9. Open Your Home To Those Stranded, Stuck, Or Helping
If you are in a position to do so, consider offering immigrants and/or their families a place to stay. This applies to people abroad and in the United States. Furthermore, families of detained immigrants as well as lawyers seeking to assist these individuals would likely be open to staying in a place close to the airport for ease of access, so consider opening your home to them if you are in a location nearby.
10. Individual Fundraisers
Consider donating funds to several individual GoFundMe campaigns started for immigrants who are stuck or in dire straits due to the executive order. Some of these campaigns include funds for a refugee family now fearful of flying to drive to Texas from Oregon to meet their relatives, as well as legal funds for an Iranian Ph.D. student who is stranded in Iran after a vacation visiting family and cannot return to her U.S.-based school.
11. Join A Rally
In addition to airport protests, consider joining a public march or rally in your city to protest the executive order and fight to ensure that it does not remain in place long-term. Thousands of people came together across the country this weekend to protest against the order's anti-immigrant sentiments and it is likely these protests will continue throughout the week; keep your eye out for upcoming events on social media.
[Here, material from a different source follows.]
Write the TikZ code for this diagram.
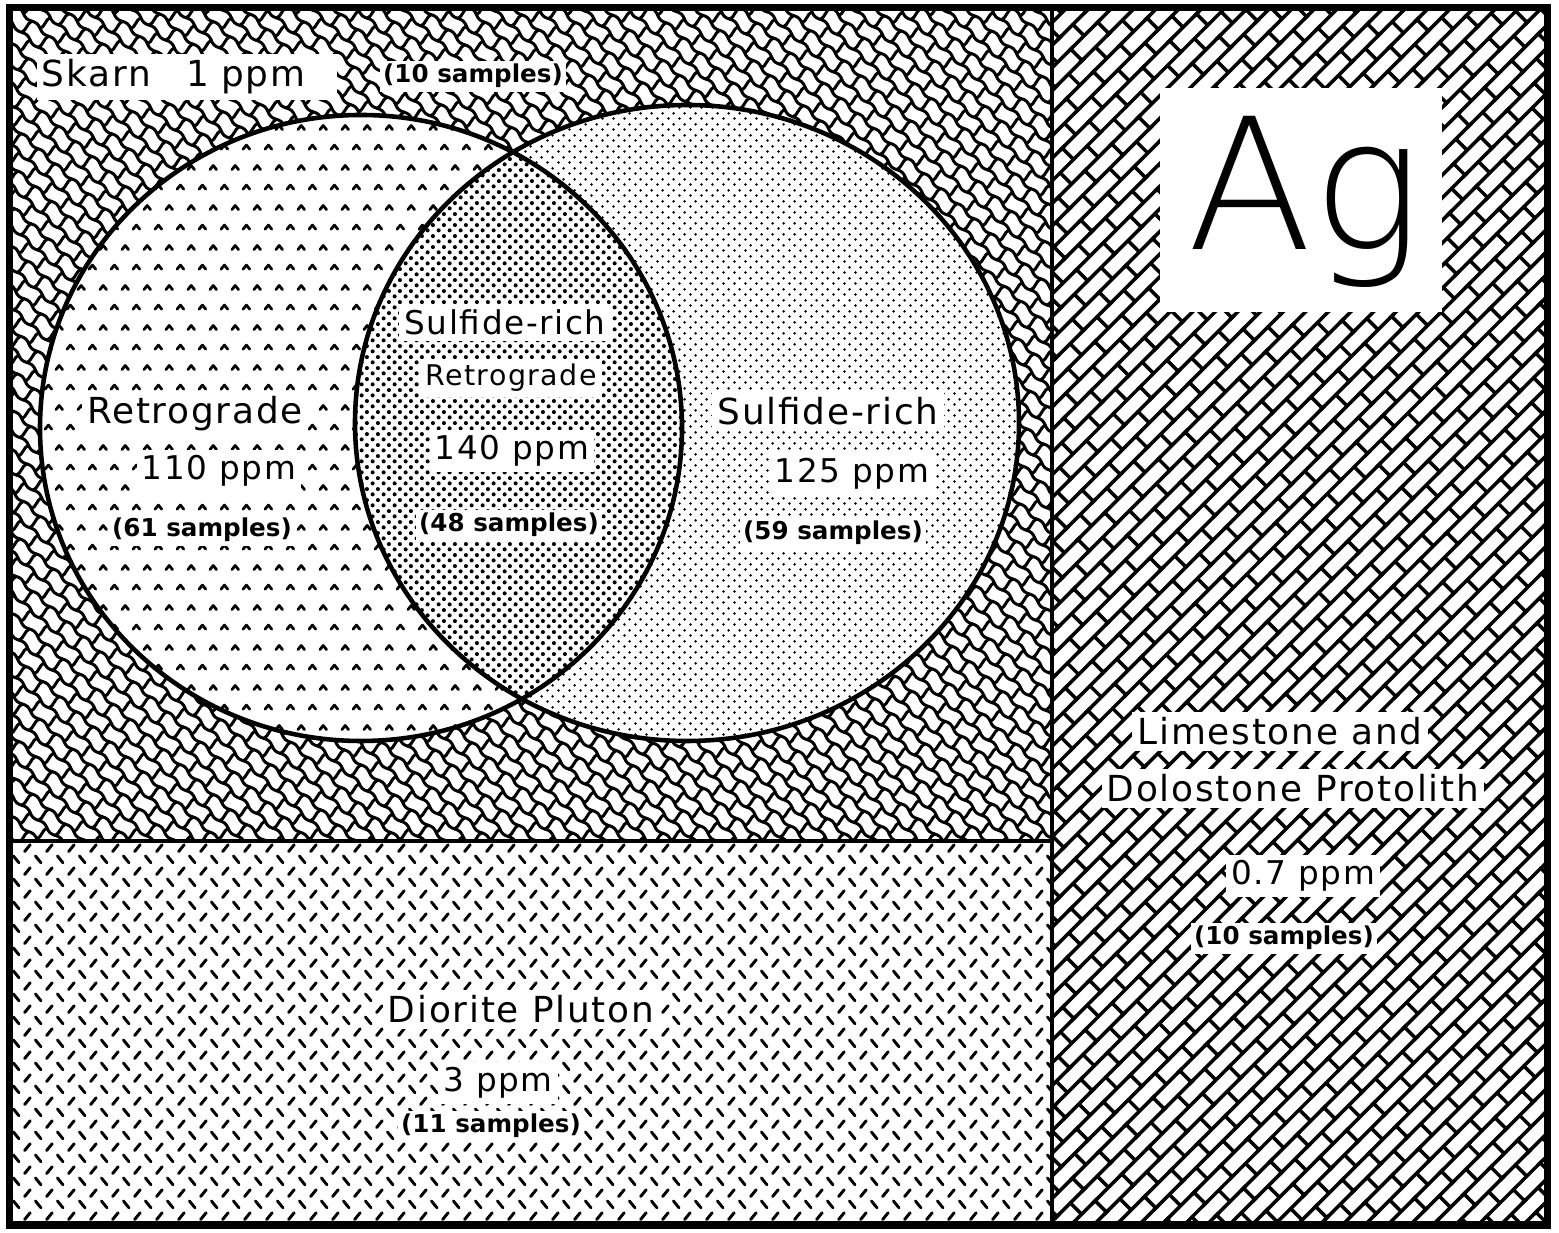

12. Sign Up To Help Refugees In Your Community
There are nine voluntary agencies that have cooperative agreements with the State Department to resettle refugees. Contact your local affiliate for one or several of the agencies on this list in order to contribute your time or resources. It's even more important than ever to help refugees already in the United States to ensure that they feel welcome, safe, and cared for under the Trump administration. Furthermore, creating an enormous volunteer list of Americans willing to help refugees will be a direct affront to Trump's executive order.
13. Document & Share
Spread the word about how Trump's executive order is unjustly affecting immigrants, refugees, and their families. Use social media as well as in-person networks to ensure that your messages reach as many people as possible. Furthermore, if you do go to an airport or rally, make sure to document the situation and to speak with immigrant families and (with permission) record your experience. Information is power, and the more people that know about the damage being caused by the executive order, the larger the movement against it will become.
Helping immigrants and refugees who are enduring much hardship is exceedingly urgent. If possible, do as much as you can to both address immigrants' and refugees' immediate needs as well as to protest the immigrant and refugee ban and help ensure it is overturned.